$568 million FY 2023 City Budget Approved by Providence Finance Committee

Jun 8, 2022 | 0 comments

June 8, 2022



Parker Gavigan, Director of Communications


Budget lowers residential property tax rate, raises elderly exemption for seniors, lowers business tangible tax, identifies funds for the Superman building, and calls for the hiring of a full-time fire chief

Tonight, the Providence City Council Finance Committee voted to approve a $568 million FY 2023 city budget that lowers the residential property tax rate to help balance rising home values and the need to fund critical city services. The budget includes public safety funding for a new police academy, adding 50 trained officers to the Providence Police Department. Councilors also approved an increase to the elderly exemption, giving senior citizens a break on their property taxes while other costs of living are dramatically rising. The finance committee also calls for hiring a full-time qualified fire chief.
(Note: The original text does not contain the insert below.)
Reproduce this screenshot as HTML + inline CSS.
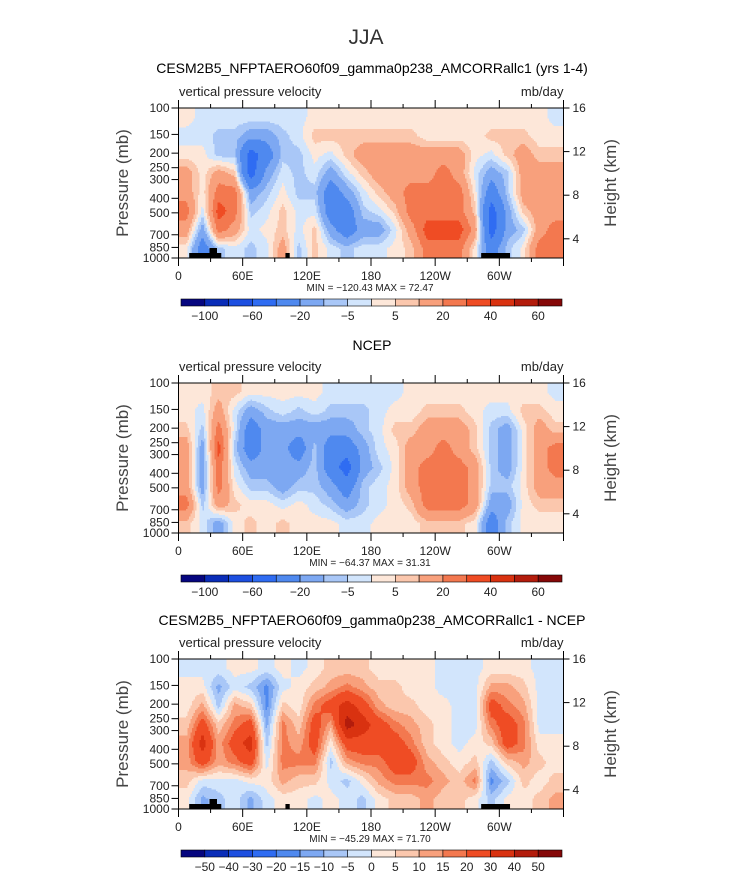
<!DOCTYPE html>
<html><head><meta charset="utf-8"><style>
body{margin:0;background:#fff;}
svg text{font-family:"Liberation Sans",sans-serif;}
</style></head><body>
<svg id="fig" width="733" height="873" viewBox="0 0 733 873" xmlns="http://www.w3.org/2000/svg">
<text x="366" y="44" font-size="21" fill="#333" text-anchor="middle">JJA</text>
</svg>
<script>
// ---- data ----
const lonCenters=[7.5,22.5,37.5,52.5,67.5,82.5,97.5,112.5,127.5,142.5,157.5,172.5,187.5,202.5,217.5,232.5,247.5,262.5,277.5,292.5,307.5,322.5,337.5,352.5];
const xTickLons=[0,60,120,180,240,300];
const xTickLabels=["0","60E","120E","180","120W","60W"];
const pTicks=[100,150,200,250,300,400,500,700,850,1000];
const zTicks=[4,8,12,16];
const levelsMain=[-100,-80,-60,-40,-20,-10,-5,0,5,10,20,30,40,50,60];
const levelsMainLabels=["-100","","-60","","-20","","-5","","5","","20","","40","","60"];
const levelsDiff=[-50,-40,-30,-20,-15,-10,-5,0,5,10,15,20,30,40,50];
const levelsDiffLabels=["-50","-40","-30","-20","-15","-10","-5","0","5","10","15","20","30","40","50"];
// omega (mb/day), one array per longitude column, rows top(100mb)->bottom(1000mb)
const omegaModel=[
[2,-2,2,15,15,25,15,2],[-2,-2,2,2,2,-2,-15,-30],[-2,-7,-7,15,25,35,25,-7],[-2,-7,-7,7,25,25,15,-2],
[-2,-15,-50,-50,-15,-7,-2,-7],[-2,-15,-30,-15,-7,-2,2,-2],[-2,-7,-7,-2,2,7,7,15],[-2,-2,-7,-7,-7,-2,-2,-7],
[2,7,2,-2,-7,-2,7,7],[2,7,-2,-15,-30,-30,-15,-2],[2,7,7,-2,-15,-30,-30,-7],[2,7,15,7,-2,-7,-15,-2],
[2,7,15,15,7,-2,-15,-2],[2,7,15,15,15,7,-2,2],[2,7,15,15,25,25,15,7],[2,2,15,15,25,25,35,25],
[2,2,15,25,25,25,35,25],[2,2,15,15,25,25,35,25],[2,2,2,-2,2,7,15,2],[2,7,-2,-15,-30,-50,-50,-30],
[2,7,7,-7,-7,-15,-15,-7],[2,7,15,15,15,7,-7,2],[2,2,7,15,15,15,15,25],[-2,2,7,15,15,15,25,25]];
const omegaNCEP=[
[2,2,7,15,15,15,25,7],[2,-2,-7,-15,-15,-15,-7,-2],[7,15,25,35,25,25,15,-15],[7,-2,-2,-7,-2,2,7,2],
[2,-15,-30,-30,-15,-7,2,7],[2,-7,-15,-15,-15,-7,2,2],[2,-2,-15,-15,-15,-15,-2,7],[2,-7,-15,-30,-15,-7,2,2],
[2,-2,-15,-7,-7,-7,-2,2],[-2,-7,-15,-30,-30,-15,-7,2],[-2,-7,-15,-30,-50,-30,-15,-2],[-2,-7,-7,-15,-15,-7,-7,-2],
[-2,-2,-2,-2,-7,-2,-2,2],[-2,2,7,2,2,2,2,2],[2,2,7,15,15,15,7,2],[2,7,15,15,25,25,25,7],
[2,7,15,25,25,25,25,7],[2,7,15,15,25,25,25,7],[2,2,7,7,15,15,15,2],[2,-2,-7,-7,-7,-7,-15,-30],
[2,-2,-15,-15,-15,-7,-15,-7],[2,7,2,2,2,2,2,2],[2,7,15,15,15,15,7,2],[-2,2,7,25,25,15,7,2]];
const omegaDiff=[
[-2,2,2,7,12,12,7,2],[-2,2,12,25,35,25,-2,-12],[-2,-12,-7,7,12,12,-2,-7],[2,-2,12,17,25,17,-2,-2],
[2,-7,7,25,35,25,2,-12],[-2,-17,-17,-12,-7,-2,2,-2],[2,-2,7,17,17,17,12,2],[-2,2,2,7,12,17,7,2],
[2,7,17,25,25,17,7,-2],[7,12,25,12,2,-7,-2,2],[7,17,35,45,25,12,-7,-2],[7,12,25,35,25,17,2,-7],
[2,7,12,25,25,17,12,2],[2,7,7,17,25,25,17,7],[2,2,7,12,17,25,17,7],[2,2,2,7,7,12,17,12],
[-2,-2,2,2,2,7,12,7],[-2,-2,-2,-2,-2,2,7,7],[-2,-2,-2,-2,2,7,17,2],[2,12,25,17,7,-7,-17,-7],
[2,12,17,25,25,7,-7,2],[2,7,12,17,17,12,7,2],[-2,-2,-2,-2,2,7,2,7],[-2,-2,-2,-2,2,2,7,12]];
// topography blocks: [lonStart, lonEnd, heightPx]
const topo=[[10,40,5],[29,36,10],[100,104,5],[283,310,5]];

const colors=["#06067f","#0a2db8","#1d4fe0","#2f6cf2","#4f89ef","#7da8f2","#a9c7f7","#d2e5fc","#fde7d9","#fbc7ad","#f8a07c","#f3784f","#ef4c24","#d93210","#b31c0c","#850808"];

const svg=document.getElementById('fig');
const NS="http://www.w3.org/2000/svg";
function mk(tag,attrs,parent){const e=document.createElementNS(NS,tag);for(const k in attrs)e.setAttribute(k,attrs[k]);(parent||svg).appendChild(e);return e;}
function txt(s,attrs,parent){const e=mk('text',attrs,parent);e.textContent=s;return e;}

const X0=178.5,X1=563.5;
function xScale(lon){return X0+(lon/360)*(X1-X0);}
function binIndex(v,levels){let i=0;while(i<levels.length&&v>=levels[i])i++;return i;}

function panel(name,title,titleY,top,field,levels,levLabels,cbY,minmax,showTopo){
  const H=150,bot=top+H;
  const g=mk('g',{},svg);
  
  
  const t=txt(title,{x:372,y:titleY,'font-size':14,'text-anchor':'middle',fill:'#000'},g);
  
  
  const l=txt('vertical pressure velocity',{x:179,y:top-12,'font-size':13,fill:'#222'},g);
  
  
  const u=txt('mb/day',{x:X1,y:top-12,'font-size':13,fill:'#222','text-anchor':'end'},g);
  
  
  const fg=mk('g',{},g);
  
  
  const nc=lonCenters.length,nr=field[0].length;
  const dx=1.5,dy=1.5;
  function sample(lon,fr){
    let ci=(lon-lonCenters[0])/(lonCenters[1]-lonCenters[0]);
    let ri=fr*nr-0.5;
    ci=Math.max(0,Math.min(nc-1,ci));ri=Math.max(0,Math.min(nr-1,ri));
    const c0=Math.floor(ci),c1=Math.min(nc-1,c0+1),r0=Math.floor(ri),r1=Math.min(nr-1,r0+1);
    const a=ci-c0,b=ri-r0;
    return (field[c0][r0]*(1-a)+field[c1][r0]*a)*(1-b)+(field[c0][r1]*(1-a)+field[c1][r1]*a)*b;
  }
  function addRun(x0,x1,y,idx){
    const r=mk('rect',{x:x0,y:y,width:x1-x0+0.3,height:Math.min(dy+0.3,bot-y),fill:colors[idx]},fg);
    
    
  }
  for(let y=top;y<bot;y+=dy){
    const fr=(y+dy/2-top)/H;
    let runStart=X0,runIdx=-1;
    for(let x=X0;x<X1;x+=dx){
      const xc=Math.min(x+dx/2,X1);
      const idx=binIndex(sample((xc-X0)/(X1-X0)*360,fr),levels);
      if(idx!==runIdx){
        if(runIdx>=0)addRun(runStart,x,y,runIdx);
        runStart=x;runIdx=idx;
      }
    }
    if(runIdx>=0)addRun(runStart,X1,y,runIdx);
  }
  if(showTopo){
    topo.forEach(tb=>{
      const r=mk('rect',{x:xScale(tb[0]),y:bot-tb[2],width:xScale(tb[1])-xScale(tb[0]),height:tb[2],fill:'#000'},g);
      
      
    });
  }
  const fr=mk('rect',{x:X0,y:top,width:X1-X0,height:H,fill:'none',stroke:'#000','stroke-width':1},g);
  
  
  for(let lon=0;lon<=360;lon+=30){
    const x=xScale(lon),maj=lon%60===0;
    mk('line',{x1:x,x2:x,y1:bot,y2:bot+(maj?8:4),stroke:'#000'},g);
    mk('line',{x1:x,x2:x,y1:top,y2:top-(maj?8:4),stroke:'#000'},g);
  }
  xTickLons.forEach((lon,i)=>{
    const e=txt(xTickLabels[i],{x:xScale(lon),y:bot+22,'font-size':12,'text-anchor':'middle',fill:'#222'},g);
    
    
  });
  pTicks.forEach(p=>{
    const y=top+Math.log10(p/100)*H;
    mk('line',{x1:X0,x2:X0-7,y1:y,y2:y,stroke:'#000'},g);
    const e=txt(String(p),{x:X0-9,y:y+4,'font-size':12,'text-anchor':'end',fill:'#222'},g);
    
    
  });
  zTicks.forEach(z=>{
    const yy=top+(16-z)*10.9;
    mk('line',{x1:X1,x2:X1+6,y1:yy,y2:yy,stroke:'#000'},g);
    const e=txt(String(z),{x:X1+9,y:yy+4,'font-size':12,fill:'#222'},g);
    
    
  });
  const py=txt('Pressure (mb)',{x:0,y:0,'font-size':17,fill:'#444','text-anchor':'middle',transform:`translate(128,${top+H/2}) rotate(-90)`},g);
  
  
  const hy=txt('Height (km)',{x:0,y:0,'font-size':17,fill:'#444','text-anchor':'middle',transform:`translate(616,${top+H/2}) rotate(-90)`},g);
  
  
  const mm=txt(minmax,{x:370,y:bot+33,'font-size':10,'text-anchor':'middle',fill:'#222'},g);
  
  
  const cb=mk('g',{},g);
  
  
  const cx0=181,cx1=562,w=(cx1-cx0)/colors.length;
  colors.forEach((c,i)=>{
    const r=mk('rect',{x:cx0+i*w,y:cbY,width:w,height:7,fill:c,stroke:'#000','stroke-width':0.6},cb);
    
    
  });
  levels.forEach((lv,i)=>{
    if(!levLabels[i])return;
    const e=txt(levLabels[i].replace('-','\u2212'),{x:cx0+(i+1)*w,y:cbY+21,'font-size':12,'text-anchor':'middle',fill:'#222'},cb);
    
    
  });
}
panel('model-panel','CESM2B5_NFPTAERO60f09_gamma0p238_AMCORRallc1 (yrs 1-4)',73,108,omegaModel,levelsMain,levelsMainLabels,299,'MIN = \u2212120.43  MAX =  72.47',true);
panel('ncep-panel','NCEP',350,383,omegaNCEP,levelsMain,levelsMainLabels,575,'MIN = \u221264.37  MAX =  31.31',false);
panel('diff-panel','CESM2B5_NFPTAERO60f09_gamma0p238_AMCORRallc1 - NCEP',625,659,omegaDiff,levelsDiff,levelsDiffLabels,850,'MIN = \u221245.29  MAX =  71.70',true);
</script>
</body></html>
“Our families are faced with rising inflation costs, from groceries to gas. And while we all appreciate increased home values, it was important for the Council to crunch the numbers and lessen the tax burden on our single-family, multi-family, and elderly homeowners without sacrificing city services,” said Councilwoman and Finance Chair Jo-Ann Ryan. “This collaborative budget puts more police in our neighborhoods and funds diversion programs and social service agencies to help with mental and substance abuses. There is a need for a fire chief in a city the size of Providence. Rank and file firefighters who have not had a chief in 7 years deserve one, and so do our residents,” added Ryan.
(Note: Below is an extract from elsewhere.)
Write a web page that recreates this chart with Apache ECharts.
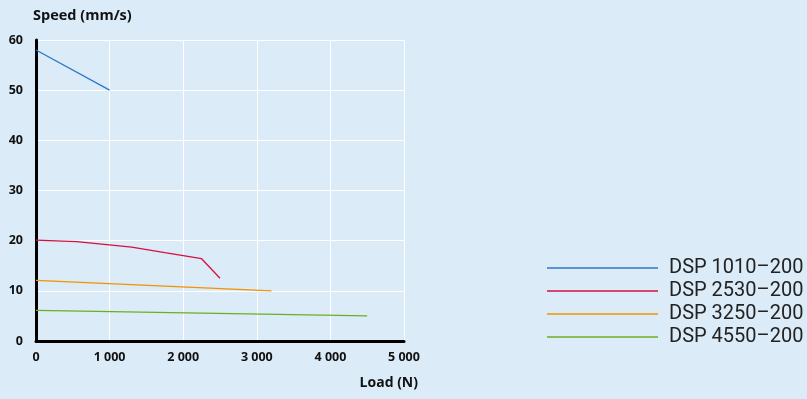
<!DOCTYPE html>
<html><head><meta charset="utf-8">
<script src="https://cdn.jsdelivr.net/npm/echarts@6/dist/echarts.min.js"></script>
<style>html,body{margin:0;padding:0;background:#dbebf7;}#c{width:807px;height:399px;}</style>
</head><body><div id="c"></div>
<script>
var seriesNames = ['DSP 1010–200', 'DSP 2530–200', 'DSP 3250–200', 'DSP 4550–200'];
var dsp1010 = [[0, 58], [1000, 50]];
var dsp2530 = [[0, 20.1], [550, 19.8], [1300, 18.7], [1750, 17.6], [2250, 16.4], [2500, 12.5]];
var dsp3250 = [[0, 12.1], [3200, 10.0]];
var dsp4550 = [[0, 6.1], [4500, 5.0]];
var xTicks = [0, 1000, 2000, 3000, 4000, 5000];
var yTicks = [0, 10, 20, 30, 40, 50, 60];
var colors = ['#2a78c6', '#d5103f', '#f39200', '#6cae22'];
var font = '"Open Sans", Roboto, sans-serif';
var chart = echarts.init(document.getElementById('c'));
function mk(name, data, i) {
  return {name: name, type: 'line', data: data, symbol: 'none', lineStyle: {width: 1.3, color: colors[i]}, itemStyle: {color: colors[i]}};
}
chart.setOption({
  backgroundColor: '#dbebf7',
  animation: false,
  grid: {left: 36, right: 403, top: 40, bottom: 58},
  legend: {
    orient: 'vertical', left: 547, top: 258, padding: 0, icon: 'rect', itemWidth: 111, itemHeight: 1.5, itemGap: 3,
    textStyle: {fontFamily: 'Roboto, sans-serif', fontSize: 20, color: '#222', lineHeight: 20, padding: [0, 0, 0, 6]},
    data: seriesNames
  },
  xAxis: {
    type: 'value', min: xTicks[0], max: xTicks[xTicks.length - 1], interval: 1000,
    name: 'Load (N)', nameLocation: 'end', nameGap: 14,
    nameTextStyle: {fontFamily: font, fontWeight: 'bold', fontSize: 14, color: '#111', align: 'right', verticalAlign: 'top', padding: [35, 0, 0, 0]},
    axisLine: {show: true, onZero: false, lineStyle: {color: '#000', width: 3}},
    axisTick: {show: false},
    splitLine: {show: true, lineStyle: {color: '#ffffff', width: 1}},
    axisLabel: {fontFamily: font, fontWeight: 'bold', fontSize: 12.5, color: '#111', margin: 10,
      formatter: function (v) { return String(v).replace(/\B(?=(\d{3})+(?!\d))/g, ' '); }}
  },
  yAxis: {
    type: 'value', min: yTicks[0], max: yTicks[yTicks.length - 1], interval: 10,
    name: 'Speed (mm/s)', nameLocation: 'end', nameGap: 17,
    nameTextStyle: {fontFamily: font, fontWeight: 'bold', fontSize: 14.5, color: '#111', align: 'left', padding: [0, 0, 0, -3]},
    axisLine: {show: true, onZero: false, lineStyle: {color: '#000', width: 3}},
    axisTick: {show: false},
    splitLine: {show: true, lineStyle: {color: '#ffffff', width: 1}},
    axisLabel: {fontFamily: font, fontWeight: 'bold', fontSize: 12.5, color: '#111', margin: 13}
  },
  series: [mk(seriesNames[0], dsp1010, 0), mk(seriesNames[1], dsp2530, 1), mk(seriesNames[2], dsp3250, 2), mk(seriesNames[3], dsp4550, 3)]
});
</script></body></html>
“I want to thank Chairwoman Ryan and the Finance Committee for thoroughly vetting this budget. Reducing taxes from the mayor’s proposal, increasing the elderly exemption, and showing the city council is committed to developing the Superman building were important priorities,” said Council President John Igliozzi.

FY 2023 City Budget highlights:

  • Residential property tax rate decreased to $17.80 per $1,000 (a decrease from the mayor’s proposal of $18.50 and the current rate of $24.56)
  • *On average residential property values increased by 46%, according to the city’s internal auditor. There are 32,124 residential homes in the city.
  • Commercial property tax rate decreased to $35.40 per $1,000, lower than the current rate of $36.70 (but an increase from the mayor’s proposal of $33.85)
  • *On average commercial property values increased by 15%, according to the city’s internal auditor. There are 5,246 commercial properties in the city.
  • Business tangible tax decreased to $53.40 per $1,000 (a decrease from the mayor’s proposal of $55.55 and the current rate of $55.80)
  • Elderly tax exemption increased to $600 from $511
  • Homestead exemption increased to 45% from the current 40% (matching the mayor’s proposal)
  • Deadline for personal tax exemptions is extended from March 15 to December 31 (social security disability, service disability, blind exemption, veteran exemption, indigent exemption)
  • Funded a new city police academy
  • $5 million has been identified for the development of the Superman building (111 Westminster Street, should the development receive approval by the General Assembly and City Council)
  • Provides funding for a full-time qualified fire chief hired at an annual salary of no more than $175,000
  • Repurposes approximately $4 million in ARPA funds for small businesses or capital infrastructure improvements in our neighborhoods

The 2023 City Budget will now be presented to the full city council for final approval.